YOUR INSTRUCTIONS:
Restate, exactly and without pictures, the lines from the start of the listing below through the line holding "95], [314800, 99]];".

MATERIAL PROVIDED:
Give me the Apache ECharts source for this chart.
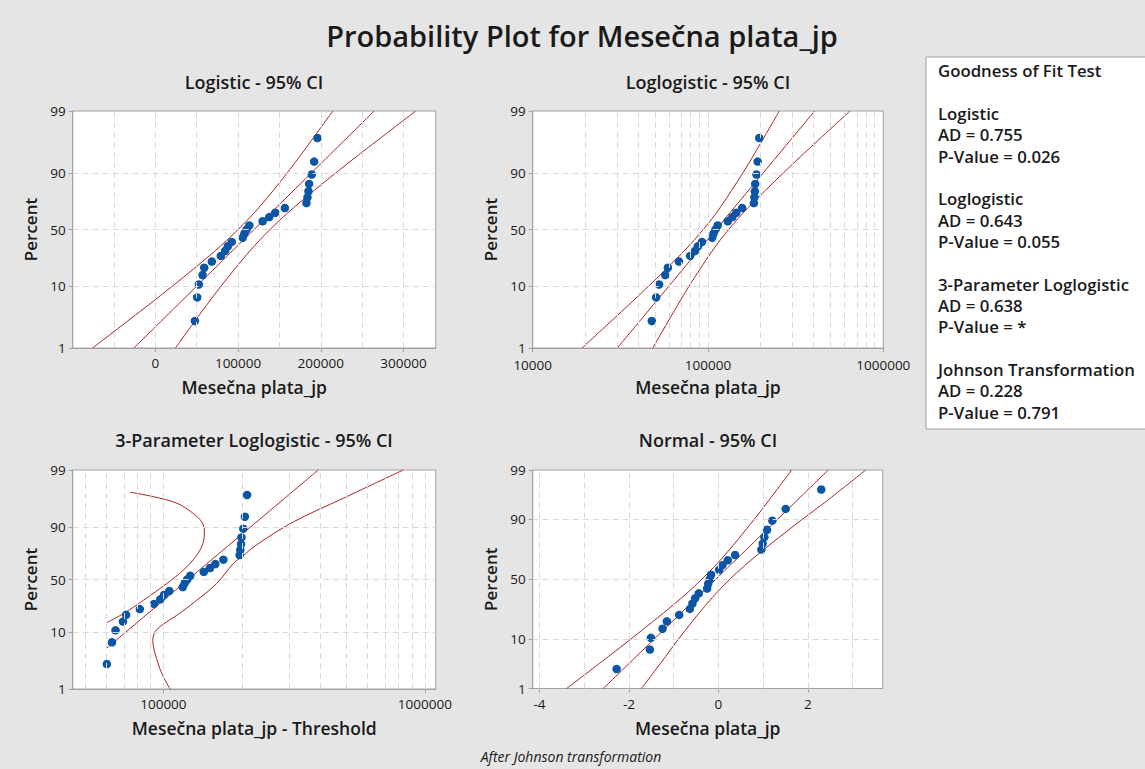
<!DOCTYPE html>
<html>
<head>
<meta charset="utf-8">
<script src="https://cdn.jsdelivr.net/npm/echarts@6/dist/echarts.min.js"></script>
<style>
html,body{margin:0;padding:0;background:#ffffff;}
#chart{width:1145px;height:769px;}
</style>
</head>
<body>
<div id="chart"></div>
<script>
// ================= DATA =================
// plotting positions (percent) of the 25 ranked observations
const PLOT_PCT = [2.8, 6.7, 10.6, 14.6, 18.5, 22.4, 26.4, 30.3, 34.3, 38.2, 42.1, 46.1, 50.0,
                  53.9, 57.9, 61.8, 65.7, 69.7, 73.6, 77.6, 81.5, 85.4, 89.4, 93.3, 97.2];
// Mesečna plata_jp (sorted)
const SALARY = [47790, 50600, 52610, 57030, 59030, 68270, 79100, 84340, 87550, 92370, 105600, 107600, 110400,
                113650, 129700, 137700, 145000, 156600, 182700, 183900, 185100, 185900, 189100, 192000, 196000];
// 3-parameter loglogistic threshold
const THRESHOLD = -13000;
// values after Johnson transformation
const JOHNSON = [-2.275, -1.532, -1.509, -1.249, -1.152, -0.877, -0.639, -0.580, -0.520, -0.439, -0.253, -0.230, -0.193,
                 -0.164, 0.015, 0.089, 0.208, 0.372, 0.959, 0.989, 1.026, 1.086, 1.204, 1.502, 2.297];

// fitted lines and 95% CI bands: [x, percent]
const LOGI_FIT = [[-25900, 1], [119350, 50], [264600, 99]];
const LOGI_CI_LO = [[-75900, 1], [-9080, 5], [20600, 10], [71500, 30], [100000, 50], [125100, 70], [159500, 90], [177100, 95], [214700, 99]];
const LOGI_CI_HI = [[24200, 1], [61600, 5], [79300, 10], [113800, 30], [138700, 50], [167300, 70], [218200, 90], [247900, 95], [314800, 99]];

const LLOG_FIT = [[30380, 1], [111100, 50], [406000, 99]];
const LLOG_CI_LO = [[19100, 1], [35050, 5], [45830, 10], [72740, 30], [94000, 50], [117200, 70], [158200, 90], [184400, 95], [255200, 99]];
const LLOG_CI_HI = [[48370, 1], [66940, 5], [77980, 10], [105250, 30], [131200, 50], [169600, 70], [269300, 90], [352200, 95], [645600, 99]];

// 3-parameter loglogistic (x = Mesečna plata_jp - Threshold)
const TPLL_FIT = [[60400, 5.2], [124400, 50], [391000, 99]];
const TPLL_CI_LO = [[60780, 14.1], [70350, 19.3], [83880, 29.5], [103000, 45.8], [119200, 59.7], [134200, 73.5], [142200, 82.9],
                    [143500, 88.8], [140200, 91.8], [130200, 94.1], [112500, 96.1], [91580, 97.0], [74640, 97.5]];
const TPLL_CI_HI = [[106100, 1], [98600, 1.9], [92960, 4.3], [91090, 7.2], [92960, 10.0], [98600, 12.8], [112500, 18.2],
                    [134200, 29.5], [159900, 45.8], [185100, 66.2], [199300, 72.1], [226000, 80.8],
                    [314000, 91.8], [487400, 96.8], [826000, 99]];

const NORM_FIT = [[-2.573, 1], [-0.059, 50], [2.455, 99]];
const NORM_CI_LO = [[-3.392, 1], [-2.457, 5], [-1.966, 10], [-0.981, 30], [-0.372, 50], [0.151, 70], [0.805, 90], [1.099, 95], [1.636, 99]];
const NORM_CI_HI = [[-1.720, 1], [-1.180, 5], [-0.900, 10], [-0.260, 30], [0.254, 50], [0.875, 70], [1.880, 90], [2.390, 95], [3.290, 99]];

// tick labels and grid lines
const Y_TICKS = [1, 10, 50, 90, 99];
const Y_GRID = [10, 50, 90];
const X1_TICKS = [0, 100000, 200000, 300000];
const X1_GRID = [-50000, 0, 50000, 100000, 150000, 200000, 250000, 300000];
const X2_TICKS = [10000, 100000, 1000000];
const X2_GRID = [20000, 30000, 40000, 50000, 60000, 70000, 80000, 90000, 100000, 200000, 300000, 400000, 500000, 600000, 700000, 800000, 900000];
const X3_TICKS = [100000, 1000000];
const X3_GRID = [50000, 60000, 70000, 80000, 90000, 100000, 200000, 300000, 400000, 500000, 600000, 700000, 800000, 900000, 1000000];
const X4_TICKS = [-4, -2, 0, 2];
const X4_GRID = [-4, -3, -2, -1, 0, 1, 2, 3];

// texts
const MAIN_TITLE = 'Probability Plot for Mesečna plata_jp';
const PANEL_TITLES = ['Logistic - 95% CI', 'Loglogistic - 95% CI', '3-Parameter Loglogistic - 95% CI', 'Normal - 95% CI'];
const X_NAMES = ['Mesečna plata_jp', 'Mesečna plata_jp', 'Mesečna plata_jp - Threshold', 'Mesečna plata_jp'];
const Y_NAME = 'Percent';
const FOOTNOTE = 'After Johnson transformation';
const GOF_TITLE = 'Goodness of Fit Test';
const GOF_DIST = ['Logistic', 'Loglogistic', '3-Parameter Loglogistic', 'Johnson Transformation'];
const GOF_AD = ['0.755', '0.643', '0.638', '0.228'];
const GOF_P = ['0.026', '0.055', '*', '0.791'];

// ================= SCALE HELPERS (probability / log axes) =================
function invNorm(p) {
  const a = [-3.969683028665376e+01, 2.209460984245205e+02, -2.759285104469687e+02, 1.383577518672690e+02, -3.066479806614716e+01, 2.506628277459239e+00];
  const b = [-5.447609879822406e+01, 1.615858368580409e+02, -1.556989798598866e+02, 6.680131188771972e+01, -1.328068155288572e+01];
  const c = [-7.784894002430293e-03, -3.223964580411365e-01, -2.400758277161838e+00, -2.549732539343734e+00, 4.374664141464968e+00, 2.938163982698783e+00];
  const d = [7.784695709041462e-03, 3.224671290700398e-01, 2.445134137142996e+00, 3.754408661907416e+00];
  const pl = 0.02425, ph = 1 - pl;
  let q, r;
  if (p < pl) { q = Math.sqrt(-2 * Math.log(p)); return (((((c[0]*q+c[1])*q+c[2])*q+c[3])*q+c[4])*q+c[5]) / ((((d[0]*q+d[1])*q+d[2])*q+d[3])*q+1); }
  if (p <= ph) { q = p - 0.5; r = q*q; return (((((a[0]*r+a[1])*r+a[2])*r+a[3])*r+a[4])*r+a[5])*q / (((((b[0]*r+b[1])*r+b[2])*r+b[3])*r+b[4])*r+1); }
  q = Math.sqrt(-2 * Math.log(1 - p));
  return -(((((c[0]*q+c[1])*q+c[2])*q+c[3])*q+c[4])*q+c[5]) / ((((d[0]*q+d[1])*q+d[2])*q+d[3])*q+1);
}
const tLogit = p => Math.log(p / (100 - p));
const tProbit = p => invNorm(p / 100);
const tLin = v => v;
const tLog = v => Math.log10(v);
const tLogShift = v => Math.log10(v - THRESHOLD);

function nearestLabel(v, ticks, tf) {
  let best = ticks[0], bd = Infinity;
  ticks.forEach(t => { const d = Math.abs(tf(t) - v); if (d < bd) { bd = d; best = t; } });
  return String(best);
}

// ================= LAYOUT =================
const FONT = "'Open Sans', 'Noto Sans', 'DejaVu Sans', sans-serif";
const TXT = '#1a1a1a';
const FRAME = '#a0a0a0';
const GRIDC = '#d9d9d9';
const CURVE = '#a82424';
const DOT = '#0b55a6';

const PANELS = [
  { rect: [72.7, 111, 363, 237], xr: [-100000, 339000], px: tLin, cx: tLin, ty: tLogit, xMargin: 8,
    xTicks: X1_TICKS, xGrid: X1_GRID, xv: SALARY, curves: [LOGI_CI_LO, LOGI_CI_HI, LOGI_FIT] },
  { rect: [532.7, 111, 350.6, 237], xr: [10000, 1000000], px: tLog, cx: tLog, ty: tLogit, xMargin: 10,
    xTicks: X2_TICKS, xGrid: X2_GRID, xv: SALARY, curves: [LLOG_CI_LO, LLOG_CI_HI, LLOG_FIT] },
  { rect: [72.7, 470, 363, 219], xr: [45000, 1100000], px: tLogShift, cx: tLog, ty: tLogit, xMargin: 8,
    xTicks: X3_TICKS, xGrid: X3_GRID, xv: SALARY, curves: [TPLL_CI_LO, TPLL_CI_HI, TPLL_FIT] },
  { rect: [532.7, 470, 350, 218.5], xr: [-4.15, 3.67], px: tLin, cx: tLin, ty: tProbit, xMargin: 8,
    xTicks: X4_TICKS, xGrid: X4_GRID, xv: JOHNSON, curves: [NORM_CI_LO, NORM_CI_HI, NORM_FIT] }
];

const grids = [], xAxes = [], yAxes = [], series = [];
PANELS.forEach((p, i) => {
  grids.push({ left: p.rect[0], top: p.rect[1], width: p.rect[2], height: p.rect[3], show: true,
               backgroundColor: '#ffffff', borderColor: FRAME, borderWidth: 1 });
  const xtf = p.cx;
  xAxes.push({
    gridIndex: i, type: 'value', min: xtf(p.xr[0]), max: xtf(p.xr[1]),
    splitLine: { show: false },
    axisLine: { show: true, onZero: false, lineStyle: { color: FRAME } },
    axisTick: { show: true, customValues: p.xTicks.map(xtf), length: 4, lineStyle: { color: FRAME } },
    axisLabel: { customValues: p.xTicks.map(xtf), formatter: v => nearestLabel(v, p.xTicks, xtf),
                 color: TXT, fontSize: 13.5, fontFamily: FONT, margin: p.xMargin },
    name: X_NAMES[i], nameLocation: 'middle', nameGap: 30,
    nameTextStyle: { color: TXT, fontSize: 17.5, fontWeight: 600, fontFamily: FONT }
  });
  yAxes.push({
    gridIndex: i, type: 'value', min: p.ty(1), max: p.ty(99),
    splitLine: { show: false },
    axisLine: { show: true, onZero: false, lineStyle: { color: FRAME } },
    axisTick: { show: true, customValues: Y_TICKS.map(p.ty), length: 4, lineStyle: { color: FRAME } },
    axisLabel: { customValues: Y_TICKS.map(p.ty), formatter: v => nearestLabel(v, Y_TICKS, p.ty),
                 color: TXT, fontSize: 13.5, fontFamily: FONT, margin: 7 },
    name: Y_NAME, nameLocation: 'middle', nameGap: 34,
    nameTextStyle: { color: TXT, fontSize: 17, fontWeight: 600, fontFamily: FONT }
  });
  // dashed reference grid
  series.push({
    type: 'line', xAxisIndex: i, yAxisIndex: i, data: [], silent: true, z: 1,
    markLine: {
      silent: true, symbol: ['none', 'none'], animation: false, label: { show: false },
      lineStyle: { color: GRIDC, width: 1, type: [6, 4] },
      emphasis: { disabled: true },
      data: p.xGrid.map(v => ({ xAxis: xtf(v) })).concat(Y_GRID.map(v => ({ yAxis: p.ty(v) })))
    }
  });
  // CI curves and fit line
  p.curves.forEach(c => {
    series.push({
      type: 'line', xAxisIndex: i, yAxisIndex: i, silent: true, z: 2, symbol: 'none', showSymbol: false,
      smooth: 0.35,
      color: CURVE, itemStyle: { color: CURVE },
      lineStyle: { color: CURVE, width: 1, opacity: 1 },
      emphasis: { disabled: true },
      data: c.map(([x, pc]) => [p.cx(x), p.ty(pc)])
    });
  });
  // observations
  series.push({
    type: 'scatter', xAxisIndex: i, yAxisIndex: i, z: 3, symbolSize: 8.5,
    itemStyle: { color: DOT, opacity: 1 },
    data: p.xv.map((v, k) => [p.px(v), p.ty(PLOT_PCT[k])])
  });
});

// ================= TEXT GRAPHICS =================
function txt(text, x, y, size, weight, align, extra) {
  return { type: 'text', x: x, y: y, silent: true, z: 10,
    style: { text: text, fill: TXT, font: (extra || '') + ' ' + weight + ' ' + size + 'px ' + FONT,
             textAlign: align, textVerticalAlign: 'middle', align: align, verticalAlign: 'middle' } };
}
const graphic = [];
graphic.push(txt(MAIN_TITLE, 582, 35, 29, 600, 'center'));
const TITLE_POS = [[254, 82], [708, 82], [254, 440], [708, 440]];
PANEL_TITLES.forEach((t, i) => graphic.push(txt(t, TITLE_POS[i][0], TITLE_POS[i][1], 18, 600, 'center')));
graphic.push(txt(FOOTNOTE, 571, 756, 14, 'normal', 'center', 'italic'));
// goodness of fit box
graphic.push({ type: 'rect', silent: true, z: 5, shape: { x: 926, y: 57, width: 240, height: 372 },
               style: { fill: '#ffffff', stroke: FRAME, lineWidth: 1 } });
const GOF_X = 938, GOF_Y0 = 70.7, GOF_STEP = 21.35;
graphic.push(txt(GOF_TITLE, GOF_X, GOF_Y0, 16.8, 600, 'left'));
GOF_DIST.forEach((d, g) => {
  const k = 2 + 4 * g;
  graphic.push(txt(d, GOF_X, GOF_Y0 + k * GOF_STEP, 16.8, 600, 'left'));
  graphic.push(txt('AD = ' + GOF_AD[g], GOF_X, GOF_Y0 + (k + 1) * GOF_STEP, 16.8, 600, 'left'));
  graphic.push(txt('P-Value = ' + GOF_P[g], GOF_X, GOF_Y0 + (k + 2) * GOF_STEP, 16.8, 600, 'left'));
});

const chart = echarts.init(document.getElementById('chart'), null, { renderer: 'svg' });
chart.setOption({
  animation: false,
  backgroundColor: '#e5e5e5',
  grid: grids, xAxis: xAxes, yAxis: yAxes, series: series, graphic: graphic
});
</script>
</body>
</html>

SOLUTION TO THE EXERCISE:
Give me the Apache ECharts source for this chart.
<!DOCTYPE html>
<html>
<head>
<meta charset="utf-8">
<script src="https://cdn.jsdelivr.net/npm/echarts@6/dist/echarts.min.js"></script>
<style>
html,body{margin:0;padding:0;background:#ffffff;}
#chart{width:1145px;height:769px;}
</style>
</head>
<body>
<div id="chart"></div>
<script>
// ================= DATA =================
// plotting positions (percent) of the 25 ranked observations
const PLOT_PCT = [2.8, 6.7, 10.6, 14.6, 18.5, 22.4, 26.4, 30.3, 34.3, 38.2, 42.1, 46.1, 50.0,
                  53.9, 57.9, 61.8, 65.7, 69.7, 73.6, 77.6, 81.5, 85.4, 89.4, 93.3, 97.2];
// Mesečna plata_jp (sorted)
const SALARY = [47790, 50600, 52610, 57030, 59030, 68270, 79100, 84340, 87550, 92370, 105600, 107600, 110400,
                113650, 129700, 137700, 145000, 156600, 182700, 183900, 185100, 185900, 189100, 192000, 196000];
// 3-parameter loglogistic threshold
const THRESHOLD = -13000;
// values after Johnson transformation
const JOHNSON = [-2.275, -1.532, -1.509, -1.249, -1.152, -0.877, -0.639, -0.580, -0.520, -0.439, -0.253, -0.230, -0.193,
                 -0.164, 0.015, 0.089, 0.208, 0.372, 0.959, 0.989, 1.026, 1.086, 1.204, 1.502, 2.297];

// fitted lines and 95% CI bands: [x, percent]
const LOGI_FIT = [[-25900, 1], [119350, 50], [264600, 99]];
const LOGI_CI_LO = [[-75900, 1], [-9080, 5], [20600, 10], [71500, 30], [100000, 50], [125100, 70], [159500, 90], [177100, 95], [214700, 99]];
const LOGI_CI_HI = [[24200, 1], [61600, 5], [79300, 10], [113800, 30], [138700, 50], [167300, 70], [218200, 90], [247900, 95], [314800, 99]];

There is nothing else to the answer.